Working as a taxi driver can bring independence and financial rewards, but the hours can be long, the work sedentary and there’s the heightened exposure to the risks of the road.
Unsurprisingly, these conditions have a negative effect on the physical health and emotional wellbeing of drivers.
For example, a study of taxi drivers in Taiwan and Japan identified more instances of knee pain, lower back pain, hypertension, gastrointestinal disorders, fatigue and musculoskeletal system disorders amongst taxi drivers than the general population. There’s studies from the USA, Australia and Norway that show similar ill-effects.
In the UK, research from Free Now found that 75% of taxi drivers have struggled with their mental health in the past year, with 32% reporting not being able to access the support they need.

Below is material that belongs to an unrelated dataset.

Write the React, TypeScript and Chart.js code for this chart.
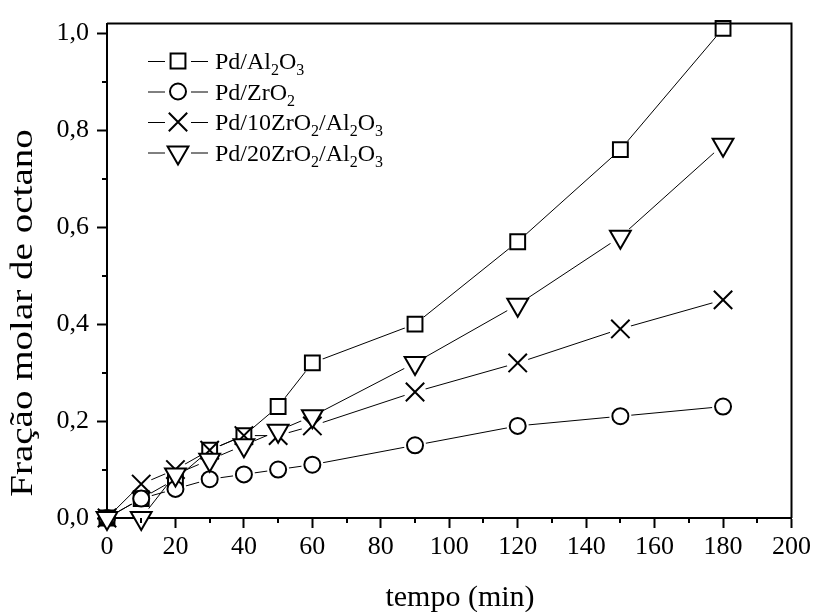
import { useEffect, useRef } from 'react';
import { Chart, registerables, PointElement } from 'chart.js';

Chart.register(...registerables);

// Reaction time (min)
const tempo = [0, 10, 20, 30, 40, 50, 60, 90, 120, 150, 180];

// Octane molar fraction per catalyst
const pdAl2O3 = [0, 0.04, 0.08, 0.14, 0.17, 0.23, 0.32, 0.40, 0.57, 0.76, 1.01];
const pdZrO2 = [0, 0.04, 0.06, 0.08, 0.09, 0.10, 0.11, 0.15, 0.19, 0.21, 0.23];
const pd10ZrO2Al2O3 = [0, 0.07, 0.10, 0.14, 0.17, 0.17, 0.19, 0.26, 0.32, 0.39, 0.45];
const pd20ZrO2Al2O3 = [0, 0.00, 0.09, 0.12, 0.15, 0.18, 0.21, 0.32, 0.44, 0.58, 0.77];

// Axis ticks
const xTickValues = [0, 20, 40, 60, 80, 100, 120, 140, 160, 180, 200];
const xTickLabels = ['0', '20', '40', '60', '80', '100', '120', '140', '160', '180', '200'];
const xMinorTicks = [10, 30, 50, 70, 90, 110, 130, 150, 170, 190];
const yTickValues = [0, 0.2, 0.4, 0.6, 0.8, 1.0];
const yTickLabels = ['0,0', '0,2', '0,4', '0,6', '0,8', '1,0'];
const yMinorTicks = [0.1, 0.3, 0.5, 0.7, 0.9];

const xTitle = 'tempo (min)';
const yTitle = 'Fração molar de octano';

// Legend labels as [text, subscript] runs
type Run = [string, boolean];
const labelAl2O3: Run[] = [['Pd/Al', false], ['2', true], ['O', false], ['3', true]];
const labelZrO2: Run[] = [['Pd/ZrO', false], ['2', true]];
const label10: Run[] = [['Pd/10ZrO', false], ['2', true], ['/Al', false], ['2', true], ['O', false], ['3', true]];
const label20: Run[] = [['Pd/20ZrO', false], ['2', true], ['/Al', false], ['2', true], ['O', false], ['3', true]];

const FONT = "'Liberation Serif', 'Times New Roman', serif";

type Marker = { style: string; radius: number; rotation: number; gap: number };

const series: { label: Run[]; values: number[]; marker: Marker }[] = [
  { label: labelAl2O3, values: pdAl2O3, marker: { style: 'rect', radius: 10.5, rotation: 0, gap: 11 } },
  { label: labelZrO2, values: pdZrO2, marker: { style: 'circle', radius: 8, rotation: 0, gap: 11 } },
  { label: label10, values: pd10ZrO2Al2O3, marker: { style: 'crossRot', radius: 13, rotation: 0, gap: 11 } },
  { label: label20, values: pd20ZrO2Al2O3, marker: { style: 'triangle', radius: 12, rotation: 180, gap: 12 } },
];

// Leaves a small gap in each connecting line around its own markers
const lineGapPlugin = {
  id: 'lineGap',
  beforeDatasetDraw(chart: any, args: any) {
    const ds = chart.data.datasets[args.index];
    if (!ds.gapOf) return;
    const markerMeta = chart.getDatasetMeta(ds.gapOf.markerIndex);
    const ctx = chart.ctx;
    ctx.save();
    ctx.beginPath();
    ctx.rect(0, 0, chart.width, chart.height);
    markerMeta.data.forEach((pt: any) => {
      ctx.moveTo(pt.x + ds.gapOf.r, pt.y);
      ctx.arc(pt.x, pt.y, ds.gapOf.r, 0, Math.PI * 2);
    });
    ctx.clip('evenodd');
  },
  afterDatasetDraw(chart: any, args: any) {
    const ds = chart.data.datasets[args.index];
    if (!ds.gapOf) return;
    chart.ctx.restore();
  },
};

// Frame, minor ticks, axis titles and legend
const framePlugin = {
  id: 'frame',
  afterDraw(chart: any) {
    const { ctx, chartArea } = chart;
    const xs = chart.scales.x;
    const ys = chart.scales.y;
    ctx.save();
    ctx.strokeStyle = '#000';
    ctx.lineWidth = 2;
    ctx.beginPath();
    ctx.moveTo(chartArea.left, chartArea.top);
    ctx.lineTo(chartArea.right, chartArea.top);
    ctx.lineTo(chartArea.right, chartArea.bottom);
    ctx.stroke();

    ctx.beginPath();
    xMinorTicks.forEach((v) => {
      const px = Math.round(xs.getPixelForValue(v));
      ctx.moveTo(px, chartArea.bottom);
      ctx.lineTo(px, chartArea.bottom + 5);
    });
    yMinorTicks.forEach((v) => {
      const py = Math.round(ys.getPixelForValue(v));
      ctx.moveTo(chartArea.left, py);
      ctx.lineTo(chartArea.left - 5, py);
    });
    ctx.stroke();

    // axis titles
    ctx.fillStyle = '#000';
    ctx.textAlign = 'center';
    ctx.textBaseline = 'middle';
    ctx.font = `30px ${FONT}`;
    ctx.fillText(xTitle, 460, 598);

    ctx.save();
    ctx.translate(24, 313);
    ctx.rotate(-Math.PI / 2);
    ctx.scale(1.26, 1);
    ctx.font = `31px ${FONT}`;
    ctx.fillText(yTitle, 0, 0);
    ctx.restore();

    // legend
    const x0 = 148;
    const y0 = 61;
    const rowH = 30.5;
    series.forEach((s, i) => {
      const y = y0 + i * rowH;
      ctx.lineWidth = 1;
      ctx.strokeStyle = '#000';
      ctx.beginPath();
      ctx.moveTo(x0, y + 0.5);
      ctx.lineTo(x0 + 17, y + 0.5);
      ctx.moveTo(x0 + 43, y + 0.5);
      ctx.lineTo(x0 + 60, y + 0.5);
      ctx.stroke();
      const pe: any = new PointElement({});
      pe.x = x0 + 30;
      pe.y = y;
      pe.options = {
        pointStyle: s.marker.style,
        radius: s.marker.radius,
        rotation: s.marker.rotation,
        borderWidth: 2,
        borderColor: '#000',
        backgroundColor: '#fff',
      };
      pe.draw(ctx, chartArea);
      let tx = x0 + 67;
      ctx.fillStyle = '#000';
      ctx.textBaseline = 'alphabetic';
      ctx.textAlign = 'left';
      s.label.forEach(([txt, sub]) => {
        ctx.font = sub ? `16px ${FONT}` : `24px ${FONT}`;
        ctx.fillText(txt, tx, sub ? y + 14 : y + 8);
        tx += ctx.measureText(txt).width;
      });
    });
    ctx.restore();
  },
};

export default function App() {
  const ref = useRef<HTMLCanvasElement | null>(null);

  useEffect(() => {
    const canvas = ref.current;
    if (!canvas) return;
    const datasets: any[] = [];
    series.forEach((s, i) => {
      const pts = tempo.map((t, k) => ({ x: t, y: s.values[k] }));
      const markerIndex = series.length + i;
      datasets[i] = {
        data: pts,
        showLine: true,
        borderColor: '#000',
        borderWidth: 1,
        pointRadius: 0,
        pointHoverRadius: 0,
        order: 10,
        clip: false,
        gapOf: { markerIndex, r: s.marker.gap },
      };
      datasets[markerIndex] = {
        data: pts,
        showLine: false,
        pointStyle: s.marker.style,
        pointRadius: s.marker.radius,
        pointHoverRadius: s.marker.radius,
        pointRotation: s.marker.rotation,
        pointBorderWidth: 2,
        pointBorderColor: '#000',
        pointBackgroundColor: '#fff',
        order: series.length - i,
        clip: false,
      };
    });

    const chart = new Chart(canvas, {
      type: 'scatter',
      data: { datasets },
      options: {
        animation: false,
        responsive: false,
        devicePixelRatio: 1,
        events: [],
        layout: { padding: { left: 0, right: 23, top: 16, bottom: 0 } },
        plugins: { legend: { display: false }, tooltip: { enabled: false } },
        scales: {
          x: {
            type: 'linear',
            min: 0,
            max: 200,
            afterFit: (s: any) => { s.height = 94; },
            afterBuildTicks: (s: any) => { s.ticks = xTickValues.map((v) => ({ value: v })); },
            ticks: {
              color: '#000',
              padding: 4,
              font: { family: FONT, size: 26 },
              callback: (v: any) => xTickLabels[xTickValues.indexOf(Number(v))] ?? '',
            },
            grid: { drawOnChartArea: false, drawTicks: true, tickLength: 10, tickWidth: 2, tickColor: '#000' },
            border: { display: true, color: '#000', width: 2 },
            title: { display: false },
          },
          y: {
            type: 'linear',
            min: 0,
            max: 1.02,
            afterFit: (s: any) => { s.width = 107; },
            afterBuildTicks: (s: any) => { s.ticks = yTickValues.map((v) => ({ value: v })); },
            ticks: {
              color: '#000',
              padding: 8,
              font: { family: FONT, size: 26 },
              callback: (v: any) => {
                const i = yTickValues.findIndex((t) => Math.abs(t - Number(v)) < 1e-6);
                return i >= 0 ? yTickLabels[i] : '';
              },
            },
            grid: { drawOnChartArea: false, drawTicks: true, tickLength: 10, tickWidth: 2, tickColor: '#000' },
            border: { display: true, color: '#000', width: 2 },
            title: { display: false },
          },
        },
      },
      plugins: [lineGapPlugin, framePlugin],
    } as any);

    return () => chart.destroy();
  }, []);

  return (
    <div style={{ position: 'fixed', left: 0, top: 0, width: 815, height: 612, background: '#fff' }}>
      <canvas ref={ref} width={815} height={612} style={{ display: 'block', width: 815, height: 612 }} />
    </div>
  );
}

Alongside that, there are reports of the stresses particular to working as a driver in the platform economy. For example, worries over negative passenger ratings or the pressure to accept rides.
This prompts the obvious question: what should be done?
Here are three thoughts:
Show that you take well being seriously
Intriguing research shows that drivers' perceptions of how seriously health and well being is taken by ‘management’ is a predictor of both drivers’ emotional wellbeing and unsafe behaviours.
In other words, it’s not enough to know that you take this seriously - you have to show others that you do.
Authenticity, backing words with action, and gathering data on driver perceptions will all be important here.
Design interventions around the specific needs of taxi drivers
The occupational demands of taxi work do not always match the nature of the interventions that have been shown to work elsewhere. For example, interventions to reduce sitting time in the office, such as stand-up desks, are simply irrelevant.
The solo nature of the work also means that the effect of health enabling reinforcements - or, doing what your colleagues do – is also minimized. For example, it is much harder to create a working environment where the default is eating fruit, rather than unhealthy snacks.
More promising are contextually appropriate interventions such as training drivers in stretch exercises that can be done while standing by their car, or in healthy seating postures or efforts to create the social networks that are often missing (especially for recent arrivals in a country, who make up a large percentage of drivers in many countries).
App-based work could help here, providing nudges, reminders or even paid periods to walk, stretch or to eat healthily while not in the driving seat.
When school students take on a tutoring role with another student, the tutor benefits as much as the tutee. For example, by needing to explain a concept clearly and accurately the tutor’s own depth of understanding is increased.
This idea of a mutually beneficial exchange also applies to health behaviours.
For instance, a surprising number of people (or, at least surprising to an introverted Brit) share their worries with their taxi-driver. This opens up the possibility of a conversation which benefits both the driver and the passenger.
The driver benefits from the wellbeing enhancing effects of being helpful and generous, while the passenger gets to off-load.
The end result would be a fleet of mental-health first aiders - a fleet of drivers helping passengers, and passengers helping drivers.
That would be something that I would like to see more of in the world.